Quand on entre dans les détails c’est encore plus gratiné, digne d’un roman d’aventure de grande envergure. On y voit le rôle important de sa mère (la fameuse mère juive…) et l’invraisemblable épilogue, l’écrivain ne découvrant que trois après le décès de celle-ci ! Sa ténacité à vouloir combattre l’ennemi et son « attachement total et profond » pour le général de Gaulle, à travers des anecdotes extravagantes. Et dans le genre pas croyable, cet épisode croquignolet autant qu’abracadabrant de chantage sexuel auquel il refusera de se soumettre quand il était diplomate et victime des Bulgares…

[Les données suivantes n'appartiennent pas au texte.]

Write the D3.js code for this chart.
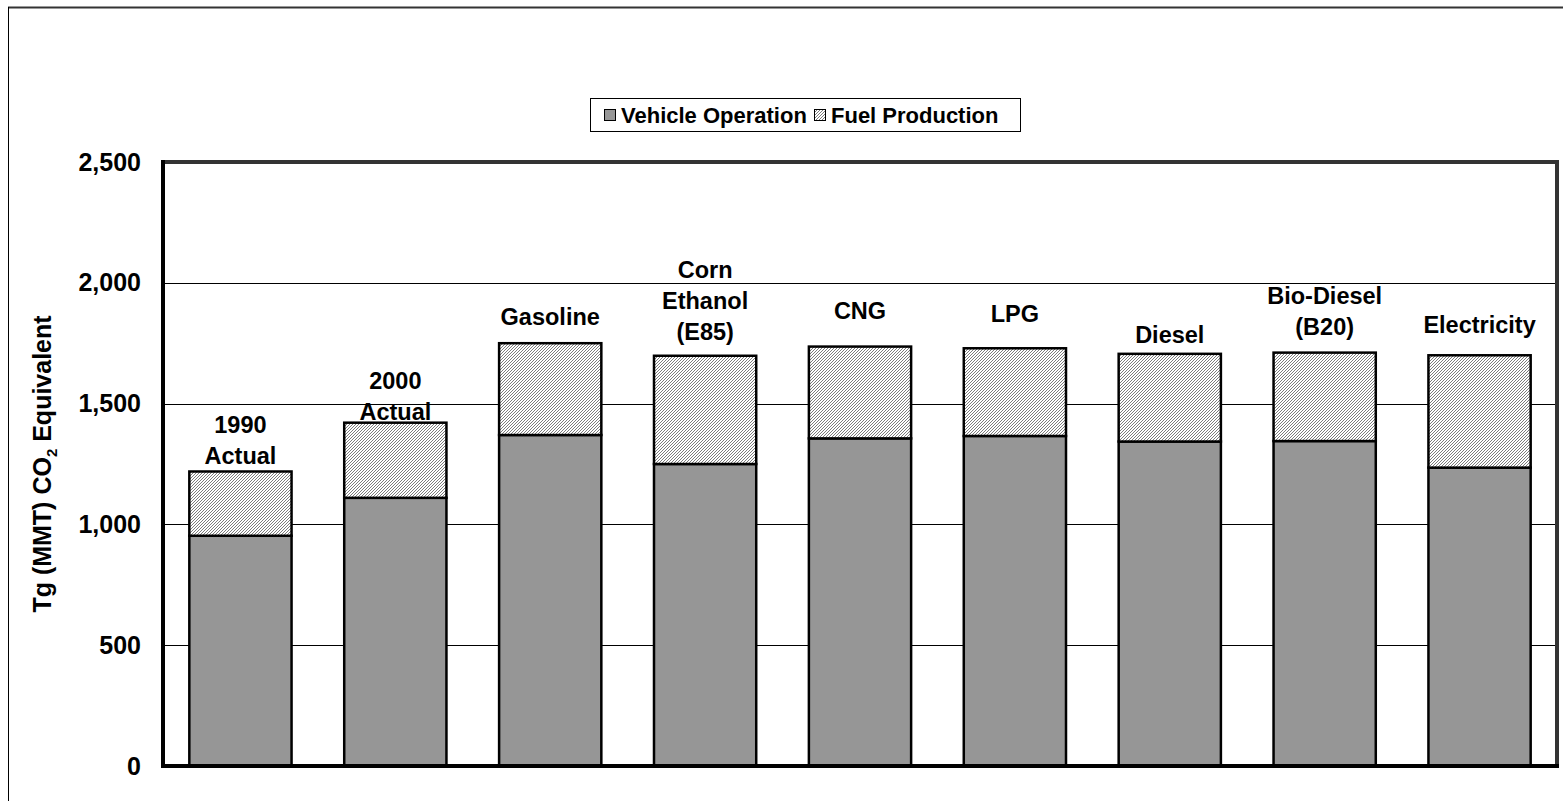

Il semble que tout ce qui est dit ici soit globalement vrai, pourtant je ne vous cacherai pas que parfois je me suis interrogé. Un homme ayant tellement bourlingué, usé de stratagèmes pour aboutir à ses fins, de pseudonymes divers en littérature au point d’être fait Goncourt deux fois, d’avoir proposé à son éditeur Gallimard deux fois le même bouquin Les couleurs du jour (1952) et Les Clowns lyriques (1979), un tel homme peut-il être cru sur parole ? Me revenait en mémoire cette célèbre citation « Quand la légende dépasse la réalité, alors on publie la légende » (L’Homme qui tua Liberty Valence)…

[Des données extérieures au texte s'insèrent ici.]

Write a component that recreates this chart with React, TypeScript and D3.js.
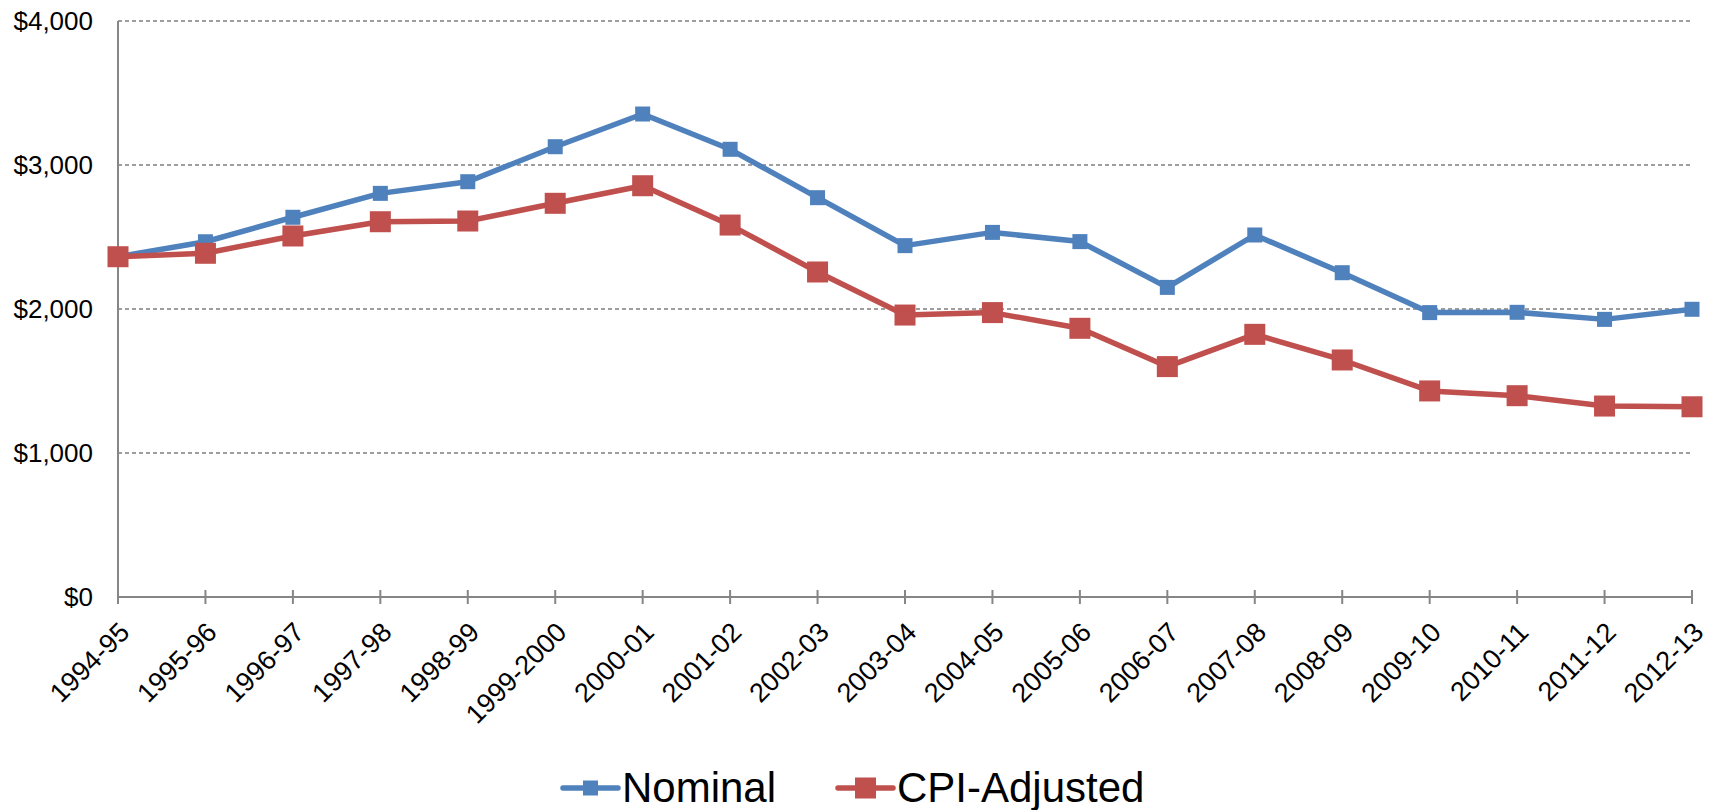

L’entretien s’achève sur une remarque de doute ou de léger désarroi, Romain Gary l’homme d’action, aurait-il été manipulé par la vie/le destin ? « J’ai l’impression d’avoir été vécu par ma vie, d’avoir été objet d’une vie plutôt que de l’avoir choisie… » Quelques mois plus tard, il mettra un terme à cette vie, d’une balle de Smith & Wesson dans la bouche.
« … un jour, au mess, nous avions une soupe au curry, qui est très fortement épicée, comme son nom l’indique, et ils m’ont versé deux verres de whisky là-dedans, et j’ai bu ma soupe sans m’apercevoir que je buvais de l’alcool. Et l’alcool a sur moi un effet qui s’est démontré à cette occasion-là. Je me suis levé, je me suis frotté les mains comme cela et j’ai dit : »On va voir ce que l’on va voir. » Je suis allé au terrain, j’ai pris le Blenheim [bombardier léger de l’armée britannique] et j’ai bombardé avec deux bombes d’exercice le palais du gouverneur de l’Oubangui-Chari. C’était des bombes de plâtre, les dégâts n’ont pas été considérables pour le palais du gouverneur, mais très considérables pour moi. J’ai été cassé et envoyé comme adjudant défricher un terrain dans un régiment disciplinaire de la Légion étrangère. »
4 commentaires
un de mes auteurs préférés .... je ne connais pas cet entretien , je vais certainement le lire , merci
Si vous aimez cet écrivain et comme ce bouquin est très mince, n’hésitez pas !
Alors là, vous enchaînez mes auteurs cultes... Après Maurois, Gary, qui ?
Drieu ? (Pas pour ses idées, bien sûr, juste pour le talent...)
Si Maurois vous devait beaucoup, pour Romain Gary c’est un hasard total que je dois à l’éditeur qui m’a envoyé un carton plein de nouveautés Folio… Mais quand le hasard fait bien les choses, c’est un plaisir accru.